Gold declined despite a dovish Fed

Following the Fed’s widely anticipated 25-basis-point rate cut yesterday, the first since December 2024, markets reacted with initial caution, as the S&P 500 closed slightly lower amid questions about the pace of future easing. The Fed’s “dot plot” projections indicated two additional cuts by year-end 2025, aligning with expectations but signalling a cautious approach due to persistent inflation risks from tariffs and trade uncertainties. This has shifted focus to today’s economic data, which could influence sentiment on whether the economy is soft-landing or showing signs of slowdown.

Stock markets did not soar as many predicted on social media platforms because the news was priced in. Markets have been rallying for a while on optimism about lower interest rates.
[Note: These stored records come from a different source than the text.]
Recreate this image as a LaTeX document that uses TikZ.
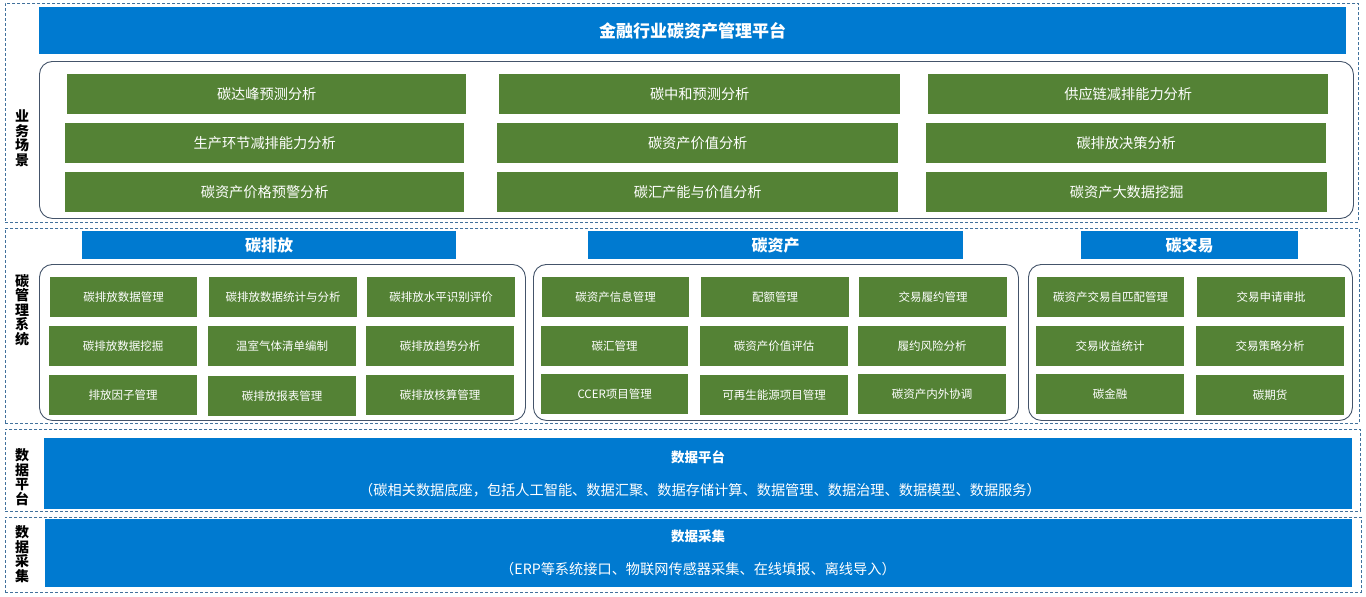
\documentclass[tikz,border=0pt]{standalone}
\usepackage{fontspec}
\setmainfont{Noto Sans CJK SC}
\definecolor{hdrblue}{RGB}{0,122,208}
\definecolor{cellgreen}{RGB}{84,130,53}
\definecolor{dashblue}{RGB}{65,113,156}
\definecolor{roundline}{RGB}{68,84,106}
\newcommand{\boxat}[7]{\node[#1,minimum width={#5pt-#3pt},minimum height={#6pt-#4pt},anchor=north west] (#2) at (#3,#4) {#7};}
\tikzset{
  section/.style={draw=dashblue,line width=0.8pt,dash pattern=on 3pt off 2pt,inner sep=0pt},
  groupbox/.style={draw=roundline,line width=0.9pt,rounded corners=13pt,inner sep=0pt},
  bluebar/.style={fill=hdrblue,inner sep=0pt,text=white,font=\bfseries\fontsize{17}{20}\selectfont},
  subhdr/.style={fill=hdrblue,inner sep=0pt,text=white,font=\bfseries\fontsize{16}{19}\selectfont},
  bigcell/.style={fill=cellgreen,inner sep=0pt,text=white,font=\fontsize{14.2}{17}\selectfont},
  smallcell/.style={fill=cellgreen,inner sep=0pt,text=white,font=\fontsize{11.5}{14}\selectfont},
  databar/.style={fill=hdrblue,inner sep=0pt},
  sidelabel/.style={inner sep=0pt,align=center,font=\bfseries\fontsize{14}{14.5}\selectfont},
  datatitle/.style={inner sep=0pt,text=white,font=\bfseries\fontsize{13.5}{16}\selectfont},
  datasub/.style={inner sep=0pt,text=white,font=\fontsize{14.2}{17}\selectfont}
}
\begin{document}
\begin{tikzpicture}[x=1pt,y=-1pt]
\useasboundingbox (0,0) rectangle (1366,597);
% sections
\boxat{section}{s1}{5}{3}{1358}{222}{}
\boxat{section}{s2}{5}{228}{1359}{423}{}
\boxat{section}{s3}{5}{429}{1360}{511}{}
\boxat{section}{s4}{5}{517}{1361}{592}{}
% side labels
\node[sidelabel] (l1) at (22,138) {业\\务\\场\\景};
\node[sidelabel] (l2) at (22,310) {碳\\管\\理\\系\\统};
\node[sidelabel] (l3) at (22,477) {数\\据\\平\\台};
\node[sidelabel] (l4) at (22,554) {数\\据\\采\\集};
% title
\boxat{bluebar}{title}{39}{7}{1346}{54}{金融行业碳资产管理平台}
% section 1
\boxat{groupbox}{g0}{39}{61}{1353}{218}{}
\boxat{bigcell}{a11}{67}{74}{466}{114}{碳达峰预测分析}
\boxat{bigcell}{a12}{499}{74}{900}{114}{碳中和预测分析}
\boxat{bigcell}{a13}{928}{74}{1328}{114}{供应链减排能力分析}
\boxat{bigcell}{a21}{65}{123}{464}{163}{生产环节减排能力分析}
\boxat{bigcell}{a22}{497}{123}{898}{163}{碳资产价值分析}
\boxat{bigcell}{a23}{926}{123}{1326}{163}{碳排放决策分析}
\boxat{bigcell}{a31}{65}{172}{464}{212}{碳资产价格预警分析}
\boxat{bigcell}{a32}{497}{172}{898}{212}{碳汇产能与价值分析}
\boxat{bigcell}{a33}{926}{172}{1327}{212}{碳资产大数据挖掘}
% section 2 headers
\boxat{subhdr}{h1}{82}{231}{456}{259}{碳排放}
\boxat{subhdr}{h2}{588}{231}{963}{259}{碳资产}
\boxat{subhdr}{h3}{1081}{231}{1298}{259}{碳交易}
% group boxes
\boxat{groupbox}{g1}{39}{264}{525}{420}{}
\boxat{groupbox}{g2}{533}{264}{1018}{420}{}
\boxat{groupbox}{g3}{1028}{264}{1352}{420}{}
% group 1
\boxat{smallcell}{e11}{50}{277}{197}{317}{碳排放数据管理}
\boxat{smallcell}{e12}{209}{277}{357}{317}{碳排放数据统计与分析}
\boxat{smallcell}{e13}{367}{277}{515}{317}{碳排放水平识别评价}
\boxat{smallcell}{e21}{49}{326}{197}{366}{碳排放数据挖掘}
\boxat{smallcell}{e22}{208}{326}{356}{366}{温室气体清单编制}
\boxat{smallcell}{e23}{366}{326}{514}{366}{碳排放趋势分析}
\boxat{smallcell}{e31}{49}{375}{197}{415}{排放因子管理}
\boxat{smallcell}{e32}{208}{376}{356}{416}{碳排放报表管理}
\boxat{smallcell}{e33}{366}{375}{514}{415}{碳排放核算管理}
% group 2
\boxat{smallcell}{c11}{542}{277}{689}{317}{碳资产信息管理}
\boxat{smallcell}{c12}{701}{277}{849}{317}{配额管理}
\boxat{smallcell}{c13}{859}{277}{1007}{317}{交易履约管理}
\boxat{smallcell}{c21}{541}{326}{688}{366}{碳汇管理}
\boxat{smallcell}{c22}{700}{326}{848}{366}{碳资产价值评估}
\boxat{smallcell}{c23}{858}{326}{1006}{366}{履约风险分析}
\boxat{smallcell}{c31}{541}{374}{688}{414}{CCER项目管理}
\boxat{smallcell}{c32}{700}{375}{848}{415}{可再生能源项目管理}
\boxat{smallcell}{c33}{858}{374}{1006}{414}{碳资产内外协调}
% group 3
\boxat{smallcell}{t11}{1037}{277}{1184}{317}{碳资产交易自匹配管理}
\boxat{smallcell}{t12}{1197}{277}{1345}{317}{交易申请审批}
\boxat{smallcell}{t21}{1036}{326}{1184}{366}{交易收益统计}
\boxat{smallcell}{t22}{1196}{326}{1344}{366}{交易策略分析}
\boxat{smallcell}{t31}{1036}{374}{1184}{414}{碳金融}
\boxat{smallcell}{t32}{1196}{375}{1344}{415}{碳期货}
% data platform
\boxat{databar}{dp}{44}{438}{1352}{509}{}
\node[datatitle] (dpt) at (698,457) {数据平台};
\node[datasub] (dps) at (700,490) {（碳相关数据底座，包括人工智能、数据汇聚、数据存储计算、数据管理、数据治理、数据模型、数据服务）};
% data collection
\boxat{databar}{dc}{45}{519}{1352}{587}{}
\node[datatitle] (dct) at (698,536) {数据采集};
\node[datasub] (dcs) at (698,569) {（ERP等系统接口、物联网传感器采集、在线填报、离线导入）};
\end{tikzpicture}
\end{document}
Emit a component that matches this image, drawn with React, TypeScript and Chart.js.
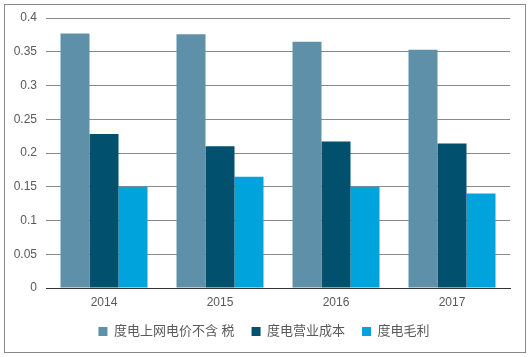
import React, { useEffect, useRef } from "react";
import { Chart, registerables } from "chart.js";

Chart.register(...registerables);

const categories = ["2014", "2015", "2016", "2017"];
const seriesNames = ["度电上网电价不含 税", "度电营业成本", "度电毛利"];
const priceExTax = [0.377, 0.376, 0.365, 0.353];
const operatingCost = [0.228, 0.21, 0.217, 0.214];
const grossProfit = [0.15, 0.165, 0.15, 0.14];
const seriesColors = ["#5e91a9", "#01506d", "#00a3dc"];
const yTickLabels = ["0", "0.05", "0.1", "0.15", "0.2", "0.25", "0.3", "0.35", "0.4"];

const FONT = "'Liberation Sans', Arial, 'Noto Sans CJK SC', sans-serif";

const legendShift = {
  id: "legendShift",
  afterLayout(chart: any) {
    if (chart.legend) {
      chart.legend.left += 4;
      chart.legend.right += 4;
    }
  },
};

export default function App() {
  const canvasRef = useRef<HTMLCanvasElement | null>(null);

  useEffect(() => {
    document.body.style.margin = "0";
    const ctx = canvasRef.current;
    if (!ctx) return;
    const values = [priceExTax, operatingCost, grossProfit];
    const chart = new Chart(ctx, {
      type: "bar",
      data: {
        labels: categories,
        datasets: seriesNames.map((name, i) => ({
          label: name,
          data: values[i],
          backgroundColor: seriesColors[i],
          borderWidth: 0,
          categoryPercentage: 0.75,
          barPercentage: 1,
        })),
      },
      options: {
        animation: false,
        responsive: false,
        maintainAspectRatio: false,
        layout: { padding: { left: 10, right: 21, top: 18, bottom: 9 } },
        plugins: {
          tooltip: { enabled: false },
          legend: {
            position: "bottom",
            labels: {
              boxWidth: 9,
              boxHeight: 9,
              padding: 17,
              color: "#595959",
              font: { size: 13, family: FONT },
            },
          },
        },
        scales: {
          x: {
            grid: { display: false, drawTicks: false },
            border: { display: true, color: "#333333", width: 1 },
            ticks: { color: "#595959", font: { size: 12, family: FONT }, padding: 7 },
            afterFit: (s: any) => {
              s.height = 20;
            },
          },
          y: {
            min: 0,
            max: 0.4,
            grid: { color: "#8a8a8a", drawTicks: false, lineWidth: 1 },
            border: { display: false },
            ticks: {
              stepSize: 0.05,
              padding: 9,
              color: "#595959",
              font: { size: 12, family: FONT },
              callback: (_v: any, i: number) => yTickLabels[i],
            },
            afterFit: (s: any) => {
              s.width = 36;
            },
          },
        },
      },
      plugins: [legendShift],
    });
    return () => chart.destroy();
  }, []);

  return (
    <div style={{ position: "relative", width: 531, height: 357, background: "#fff" }}>
      <div
        style={{
          position: "absolute",
          left: 4,
          top: 4,
          width: 520,
          height: 347,
          border: "1px solid #898989",
          boxSizing: "content-box",
        }}
      />
      <canvas ref={canvasRef} width={531} height={357} style={{ position: "absolute", left: 0, top: 0 }} />
    </div>
  );
}
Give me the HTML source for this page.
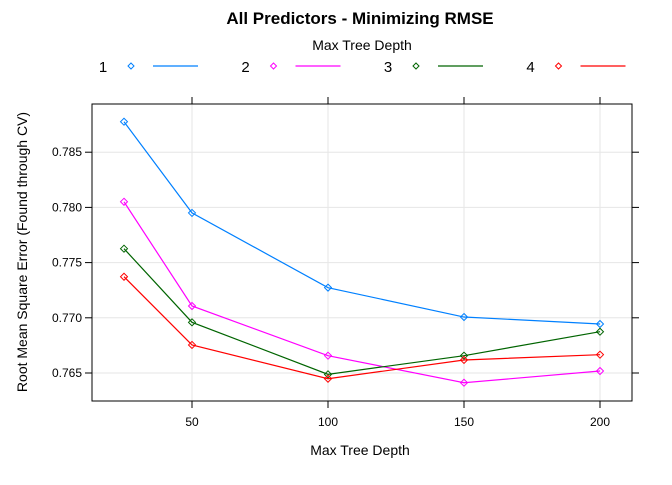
<!DOCTYPE html>
<html><head><meta charset="utf-8"><style>
body{margin:0;background:#fff;font-family:"Liberation Sans",Arial,sans-serif}
svg text{font-family:"Liberation Sans",Arial,sans-serif}
</style></head><body>
<svg id="chart" width="672" height="480" xmlns="http://www.w3.org/2000/svg">
<text x="360" y="24" text-anchor="middle" font-size="17" font-weight="bold">All Predictors - Minimizing RMSE</text>
<text x="362" y="50" text-anchor="middle" font-size="14">Max Tree Depth</text>
<g id="legend"></g>
<g id="grid"></g>
<g id="axes"></g>
<g id="series"></g>
<rect x="92" y="104" width="540" height="297" fill="none" stroke="#000" stroke-width="1"/>
<text x="360" y="455" text-anchor="middle" font-size="14">Max Tree Depth</text>
<text transform="translate(27,252) rotate(-90)" text-anchor="middle" font-size="14">Root Mean Square Error (Found through CV)</text>
</svg>
<script>
const depths=[25,50,100,150,200];
const seriesNames=["1","2","3","4"];
const seriesColors=["#0080ff","#ff00ff","#006400","#ff0000"];
const s1=[0.78776,0.7795,0.77273,0.77007,0.76944];
const s2=[0.78051,0.77107,0.76657,0.76412,0.76518];
const s3=[0.77626,0.76959,0.76488,0.76657,0.76874];
const s4=[0.77372,0.76754,0.76448,0.76618,0.76666];
const xTicks=[50,100,150,200];
const yTicks=[0.765,0.770,0.775,0.780,0.785];
const yTickLabels=["0.765","0.770","0.775","0.780","0.785"];
const allSeries=[s1,s2,s3,s4];
const NS="http://www.w3.org/2000/svg";
function xs(v){return 192+(v-50)*(408/150);}
function ys(v){return 373-(v-0.765)*11040;}
function mk(tag,attrs,parent){const e=document.createElementNS(NS,tag);for(const k in attrs)e.setAttribute(k,attrs[k]);parent.appendChild(e);return e;}
const grid=document.getElementById('grid'),axes=document.getElementById('axes'),ser=document.getElementById('series'),leg=document.getElementById('legend');
xTicks.forEach(t=>{const x=xs(t);
 const g=mk('line',{x1:x,x2:x,y1:104,y2:401,stroke:'#e6e6e6'},grid);
 
 
 mk('line',{x1:x,x2:x,y1:401,y2:408,stroke:'#000'},axes);
 mk('line',{x1:x,x2:x,y1:97,y2:104,stroke:'#000'},axes);
 const tx=mk('text',{x:x,y:426,'text-anchor':'middle','font-size':12},axes);tx.textContent=t;
 
 
});
yTicks.forEach((t,i)=>{const y=ys(t);
 const g=mk('line',{x1:92,x2:632,y1:y,y2:y,stroke:'#e6e6e6'},grid);
 
 
 mk('line',{x1:85,x2:92,y1:y,y2:y,stroke:'#000'},axes);
 mk('line',{x1:632,x2:639,y1:y,y2:y,stroke:'#000'},axes);
 const tx=mk('text',{x:82,y:y+4,'text-anchor':'end','font-size':12},axes);tx.textContent=yTickLabels[i];
 
 
});
allSeries.forEach((s,i)=>{const c=seriesColors[i];
 const pts=s.map((v,j)=>xs(depths[j])+','+ys(v)).join(' ');
 const pl=mk('polyline',{points:pts,fill:'none',stroke:c,'stroke-width':1.2},ser);
 
 
 s.forEach((v,j)=>{const x=xs(depths[j]),y=ys(v);
  const p=mk('polygon',{points:`${x},${y-3.5} ${x+3.5},${y} ${x},${y+3.5} ${x-3.5},${y}`,fill:'none',stroke:c,'stroke-width':1},ser);
  
  
 });
 const lx=103+i*142.5,ly=66;
 const t=mk('text',{x:lx,y:ly+6,'text-anchor':'middle','font-size':15},leg);t.textContent=seriesNames[i];
 
 
 const px=lx+28;
 mk('polygon',{points:`${px},${ly-3} ${px+3},${ly} ${px},${ly+3} ${px-3},${ly}`,fill:'none',stroke:c},leg);
 mk('line',{x1:lx+50,x2:lx+95,y1:ly,y2:ly,stroke:c,'stroke-width':1.2},leg);
});
</script>
</body></html>
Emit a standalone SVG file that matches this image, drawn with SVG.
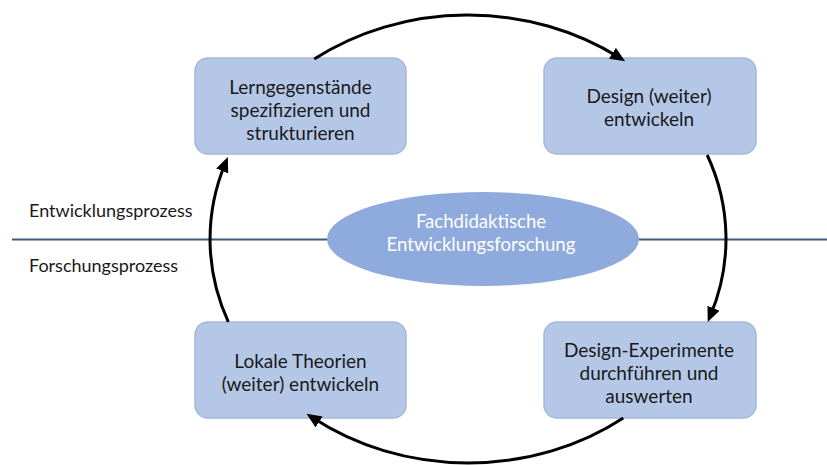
<svg xmlns="http://www.w3.org/2000/svg" width="827" height="465" viewBox="0 0 827 465">
<defs>
<style>
.box{fill:#B4C7E7;stroke:#A5B8DA;stroke-width:1.5}
.t{font-family:Lato,"Liberation Sans",sans-serif;font-size:19px;fill:#1a1a1a;text-anchor:middle}
.lbl{font-family:Lato,"Liberation Sans",sans-serif;font-size:18px;fill:#1a1a1a}
.w{font-family:Lato,"Liberation Sans",sans-serif;font-size:18.6px;fill:#ffffff;text-anchor:middle}
.arc{fill:none;stroke:#000;stroke-width:3}
</style>
<marker id="ah" markerUnits="userSpaceOnUse" markerWidth="16" markerHeight="14" refX="8" refY="6.5" orient="auto">
<path d="M0,0 L15,6.5 L0,13 z" fill="#000"/>
</marker>
</defs>
<rect width="827" height="465" fill="#fff"/>
<line x1="12" y1="239.5" x2="827" y2="239.5" stroke="#44587F" stroke-width="1.8"/>
<g id="labels">
<text class="lbl" x="29" y="217">Entwicklungsprozess</text>
<text class="lbl" x="29" y="272">Forschungsprozess</text>
</g>
<g id="center">
<ellipse cx="483" cy="239" rx="156" ry="47" fill="#8FAADC"/>
<text class="w" x="481" y="228">Fachdidaktische</text>
<text class="w" x="481" y="251">Entwicklungsforschung</text>
</g>
<g id="n1">
<rect class="box" x="195" y="58" width="211" height="96" rx="13"/>
<text class="t" x="300.5" y="94">Lerngegenstände</text>
<text class="t" x="300.5" y="117">spezifizieren und</text>
<text class="t" x="300.5" y="140">strukturieren</text>
</g>
<g id="n2">
<rect class="box" x="544" y="58" width="212" height="96" rx="13"/>
<text class="t" x="649" y="103">Design (weiter)</text>
<text class="t" x="649" y="126">entwickeln</text>
</g>
<g id="n3">
<rect class="box" x="544" y="322" width="212" height="96" rx="13"/>
<text class="t" x="649" y="357">Design-Experimente</text>
<text class="t" x="649" y="380">durchführen und</text>
<text class="t" x="649" y="403">auswerten</text>
</g>
<g id="n4">
<rect class="box" x="195" y="322" width="211" height="96" rx="13"/>
<text class="t" x="300.5" y="368">Lokale Theorien</text>
<text class="t" x="300.5" y="391">(weiter) entwickeln</text>
</g>
<g id="connectors">
<path class="arc" marker-end="url(#ah)" d="M314.2,59.1 A258,224 0 0 1 619.2,57.6"/>
<path class="arc" marker-end="url(#ah)" d="M707.2,155 A258,224 0 0 1 710.4,315.6"/>
<path class="arc" marker-end="url(#ah)" d="M623.3,417.9 A258,224 0 0 1 312.4,417.6"/>
<path class="arc" marker-end="url(#ah)" d="M228.3,321.9 A258,224 0 0 1 225.2,163.5"/>
</g>
</svg>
Markets are exhausted and ready to reverse direction. But today we continue to see strength in various markets, gold is of course the best indicator of future interest rates. Gold declined yesterday and today it is down again, this can be interpreted as bad news for stocks and cryptocurrencies.

Gold is telling us rates might not drop significantly. The Fed is signalling a slower pace of easing than some hoped. This hawkish tilt, combined with concerns about persistent inflation (from the rate cuts and tariffs), likely reduced expectations for aggressively lower real rates, which typically support gold. Therefore stock markets and cryptocurrencies will struggle to move higher.